### [Instructions for the task]
Return the whole listing, line for line, without the pictures in it.

### [Data extract]

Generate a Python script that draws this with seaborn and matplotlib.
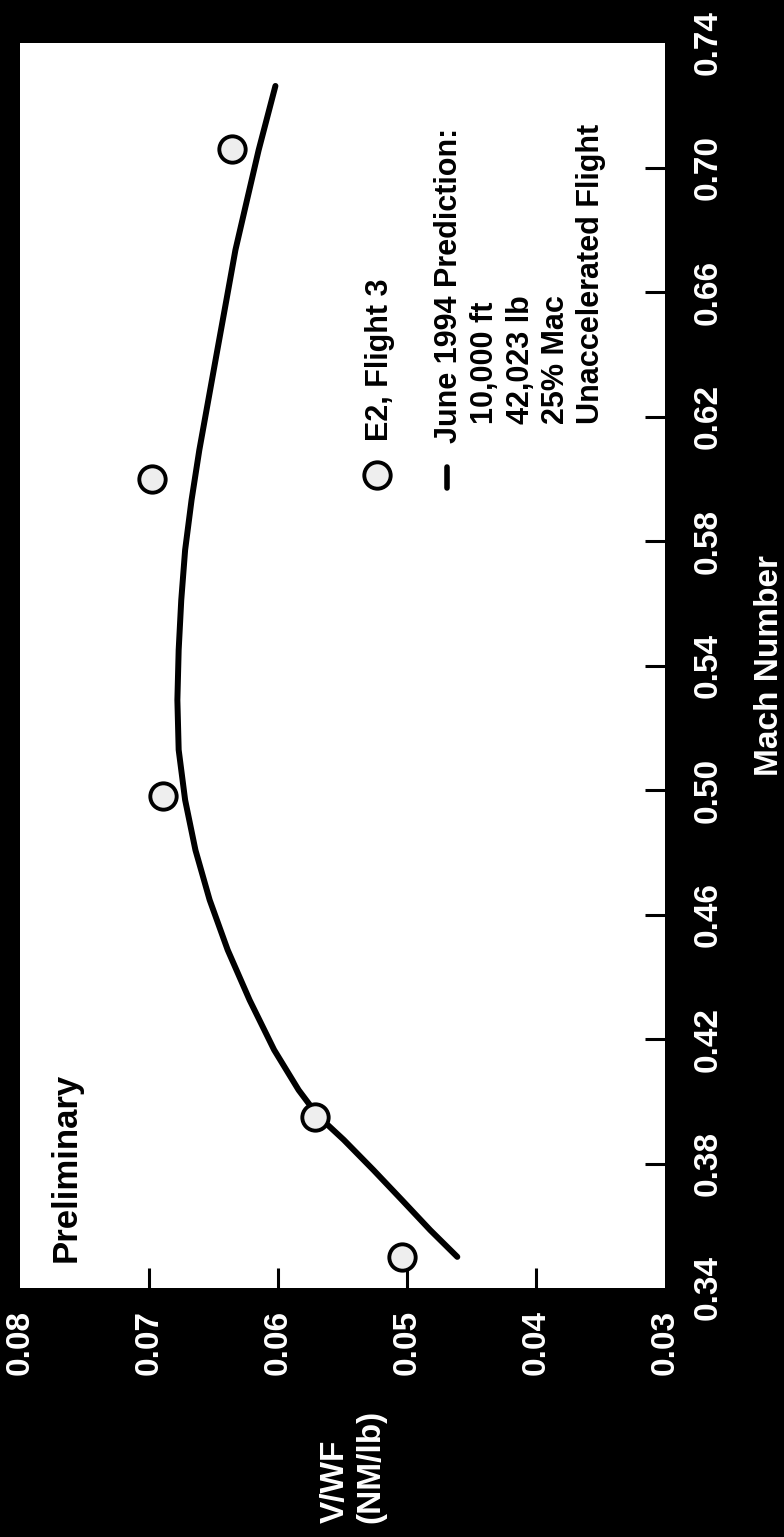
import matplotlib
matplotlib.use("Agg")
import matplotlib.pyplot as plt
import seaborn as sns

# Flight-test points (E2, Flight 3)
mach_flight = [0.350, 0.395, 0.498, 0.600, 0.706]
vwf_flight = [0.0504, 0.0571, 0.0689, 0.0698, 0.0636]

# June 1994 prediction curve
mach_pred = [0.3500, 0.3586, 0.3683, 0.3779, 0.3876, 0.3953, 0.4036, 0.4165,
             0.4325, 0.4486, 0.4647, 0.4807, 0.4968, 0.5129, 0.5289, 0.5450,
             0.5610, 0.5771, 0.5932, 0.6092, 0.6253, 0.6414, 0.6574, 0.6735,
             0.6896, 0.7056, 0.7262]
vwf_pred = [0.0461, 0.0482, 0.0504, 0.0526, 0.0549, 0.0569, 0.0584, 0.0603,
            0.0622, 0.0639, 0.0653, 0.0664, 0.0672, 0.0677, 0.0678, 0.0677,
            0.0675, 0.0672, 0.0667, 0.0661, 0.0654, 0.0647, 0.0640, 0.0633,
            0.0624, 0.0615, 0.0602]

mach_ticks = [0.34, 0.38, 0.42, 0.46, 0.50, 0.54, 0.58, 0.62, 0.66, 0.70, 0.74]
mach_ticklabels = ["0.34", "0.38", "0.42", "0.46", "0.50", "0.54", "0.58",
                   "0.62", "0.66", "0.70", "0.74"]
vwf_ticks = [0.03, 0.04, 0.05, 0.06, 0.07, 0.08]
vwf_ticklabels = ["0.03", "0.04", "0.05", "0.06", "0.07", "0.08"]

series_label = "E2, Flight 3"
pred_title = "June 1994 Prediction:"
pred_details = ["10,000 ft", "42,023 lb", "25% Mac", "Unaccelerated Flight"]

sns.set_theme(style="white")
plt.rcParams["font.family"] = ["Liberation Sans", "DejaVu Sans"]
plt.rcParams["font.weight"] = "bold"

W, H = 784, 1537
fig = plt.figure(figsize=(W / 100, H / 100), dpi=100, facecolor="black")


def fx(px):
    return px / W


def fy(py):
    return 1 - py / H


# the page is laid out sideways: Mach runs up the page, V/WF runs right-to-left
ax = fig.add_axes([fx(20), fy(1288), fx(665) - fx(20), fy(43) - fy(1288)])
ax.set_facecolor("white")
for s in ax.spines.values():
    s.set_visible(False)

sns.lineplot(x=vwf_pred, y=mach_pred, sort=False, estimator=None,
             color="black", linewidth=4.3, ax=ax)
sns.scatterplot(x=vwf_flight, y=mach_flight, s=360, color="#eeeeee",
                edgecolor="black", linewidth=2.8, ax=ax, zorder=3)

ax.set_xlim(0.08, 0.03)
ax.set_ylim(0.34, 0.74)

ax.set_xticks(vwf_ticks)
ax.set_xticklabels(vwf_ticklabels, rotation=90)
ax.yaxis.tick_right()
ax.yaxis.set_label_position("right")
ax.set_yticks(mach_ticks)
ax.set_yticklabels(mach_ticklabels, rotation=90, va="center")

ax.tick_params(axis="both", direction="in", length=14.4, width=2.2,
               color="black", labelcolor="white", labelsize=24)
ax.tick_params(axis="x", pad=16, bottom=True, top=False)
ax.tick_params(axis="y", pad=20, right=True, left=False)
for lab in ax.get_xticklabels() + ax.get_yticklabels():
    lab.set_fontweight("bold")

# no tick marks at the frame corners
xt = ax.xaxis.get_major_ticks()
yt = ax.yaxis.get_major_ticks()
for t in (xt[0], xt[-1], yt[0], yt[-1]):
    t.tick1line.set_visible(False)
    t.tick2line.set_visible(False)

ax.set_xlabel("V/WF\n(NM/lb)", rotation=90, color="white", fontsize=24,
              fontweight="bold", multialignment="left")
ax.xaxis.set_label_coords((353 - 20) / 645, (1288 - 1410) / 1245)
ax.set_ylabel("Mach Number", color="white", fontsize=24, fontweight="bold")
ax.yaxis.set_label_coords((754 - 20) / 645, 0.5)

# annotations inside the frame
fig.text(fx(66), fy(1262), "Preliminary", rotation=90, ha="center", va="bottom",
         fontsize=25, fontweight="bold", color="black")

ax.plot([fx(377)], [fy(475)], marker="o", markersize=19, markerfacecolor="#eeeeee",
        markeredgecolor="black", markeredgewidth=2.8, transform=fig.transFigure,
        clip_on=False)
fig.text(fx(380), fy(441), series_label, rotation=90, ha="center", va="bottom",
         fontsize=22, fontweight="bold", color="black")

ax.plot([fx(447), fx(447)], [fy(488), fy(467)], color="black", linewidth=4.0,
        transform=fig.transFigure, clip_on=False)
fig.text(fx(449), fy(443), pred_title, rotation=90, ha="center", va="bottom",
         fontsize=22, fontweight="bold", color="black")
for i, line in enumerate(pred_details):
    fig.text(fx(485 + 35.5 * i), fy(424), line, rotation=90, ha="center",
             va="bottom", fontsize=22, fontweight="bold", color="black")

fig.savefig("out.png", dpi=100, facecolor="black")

### [Solution]
Generate a Python script that draws this with seaborn and matplotlib.
import matplotlib
matplotlib.use("Agg")
import matplotlib.pyplot as plt
import seaborn as sns

# Flight-test points (E2, Flight 3)
mach_flight = [0.350, 0.395, 0.498, 0.600, 0.706]
vwf_flight = [0.0504, 0.0571, 0.0689, 0.0698, 0.0636]

# June 1994 prediction curve
mach_pred = [0.3500, 0.3586, 0.3683, 0.3779, 0.3876, 0.3953, 0.4036, 0.4165,
             0.4325, 0.4486, 0.4647, 0.4807, 0.4968, 0.5129, 0.5289, 0.5450,
             0.5610, 0.5771, 0.5932, 0.6092, 0.6253, 0.6414, 0.6574, 0.6735,
             0.6896, 0.7056, 0.7262]
vwf_pred = [0.0461, 0.0482, 0.0504, 0.0526, 0.0549, 0.0569, 0.0584, 0.0603,
            0.0622, 0.0639, 0.0653, 0.0664, 0.0672, 0.0677, 0.0678, 0.0677,
            0.0675, 0.0672, 0.0667, 0.0661, 0.0654, 0.0647, 0.0640, 0.0633,
            0.0624, 0.0615, 0.0602]

mach_ticks = [0.34, 0.38, 0.42, 0.46, 0.50, 0.54, 0.58, 0.62, 0.66, 0.70, 0.74]
mach_ticklabels = ["0.34", "0.38", "0.42", "0.46", "0.50", "0.54", "0.58",
                   "0.62", "0.66", "0.70", "0.74"]
vwf_ticks = [0.03, 0.04, 0.05, 0.06, 0.07, 0.08]
vwf_ticklabels = ["0.03", "0.04", "0.05", "0.06", "0.07", "0.08"]

series_label = "E2, Flight 3"
pred_title = "June 1994 Prediction:"
pred_details = ["10,000 ft", "42,023 lb", "25% Mac", "Unaccelerated Flight"]

sns.set_theme(style="white")
plt.rcParams["font.family"] = ["Liberation Sans", "DejaVu Sans"]
plt.rcParams["font.weight"] = "bold"

W, H = 784, 1537
fig = plt.figure(figsize=(W / 100, H / 100), dpi=100, facecolor="black")


def fx(px):
    return px / W


def fy(py):
    return 1 - py / H


# the page is laid out sideways: Mach runs up the page, V/WF runs right-to-left
ax = fig.add_axes([fx(20), fy(1288), fx(665) - fx(20), fy(43) - fy(1288)])
ax.set_facecolor("white")
for s in ax.spines.values():
    s.set_visible(False)

sns.lineplot(x=vwf_pred, y=mach_pred, sort=False, estimator=None,
             color="black", linewidth=4.3, ax=ax)
sns.scatterplot(x=vwf_flight, y=mach_flight, s=360, color="#eeeeee",
                edgecolor="black", linewidth=2.8, ax=ax, zorder=3)

ax.set_xlim(0.08, 0.03)
ax.set_ylim(0.34, 0.74)

ax.set_xticks(vwf_ticks)
ax.set_xticklabels(vwf_ticklabels, rotation=90)
ax.yaxis.tick_right()
ax.yaxis.set_label_position("right")
ax.set_yticks(mach_ticks)
ax.set_yticklabels(mach_ticklabels, rotation=90, va="center")

ax.tick_params(axis="both", direction="in", length=14.4, width=2.2,
               color="black", labelcolor="white", labelsize=24)
ax.tick_params(axis="x", pad=16, bottom=True, top=False)
ax.tick_params(axis="y", pad=20, right=True, left=False)
for lab in ax.get_xticklabels() + ax.get_yticklabels():
    lab.set_fontweight("bold")

# no tick marks at the frame corners
xt = ax.xaxis.get_major_ticks()
yt = ax.yaxis.get_major_ticks()
for t in (xt[0], xt[-1], yt[0], yt[-1]):
    t.tick1line.set_visible(False)
    t.tick2line.set_visible(False)

ax.set_xlabel("V/WF\n(NM/lb)", rotation=90, color="white", fontsize=24,
              fontweight="bold", multialignment="left")
ax.xaxis.set_label_coords((353 - 20) / 645, (1288 - 1410) / 1245)
ax.set_ylabel("Mach Number", color="white", fontsize=24, fontweight="bold")
ax.yaxis.set_label_coords((754 - 20) / 645, 0.5)

# annotations inside the frame
fig.text(fx(66), fy(1262), "Preliminary", rotation=90, ha="center", va="bottom",
         fontsize=25, fontweight="bold", color="black")

ax.plot([fx(377)], [fy(475)], marker="o", markersize=19, markerfacecolor="#eeeeee",
        markeredgecolor="black", markeredgewidth=2.8, transform=fig.transFigure,
        clip_on=False)
fig.text(fx(380), fy(441), series_label, rotation=90, ha="center", va="bottom",
         fontsize=22, fontweight="bold", color="black")

ax.plot([fx(447), fx(447)], [fy(488), fy(467)], color="black", linewidth=4.0,
        transform=fig.transFigure, clip_on=False)
fig.text(fx(449), fy(443), pred_title, rotation=90, ha="center", va="bottom",
         fontsize=22, fontweight="bold", color="black")
for i, line in enumerate(pred_details):
    fig.text(fx(485 + 35.5 * i), fy(424), line, rotation=90, ha="center",
             va="bottom", fontsize=22, fontweight="bold", color="black")

fig.savefig("out.png", dpi=100, facecolor="black")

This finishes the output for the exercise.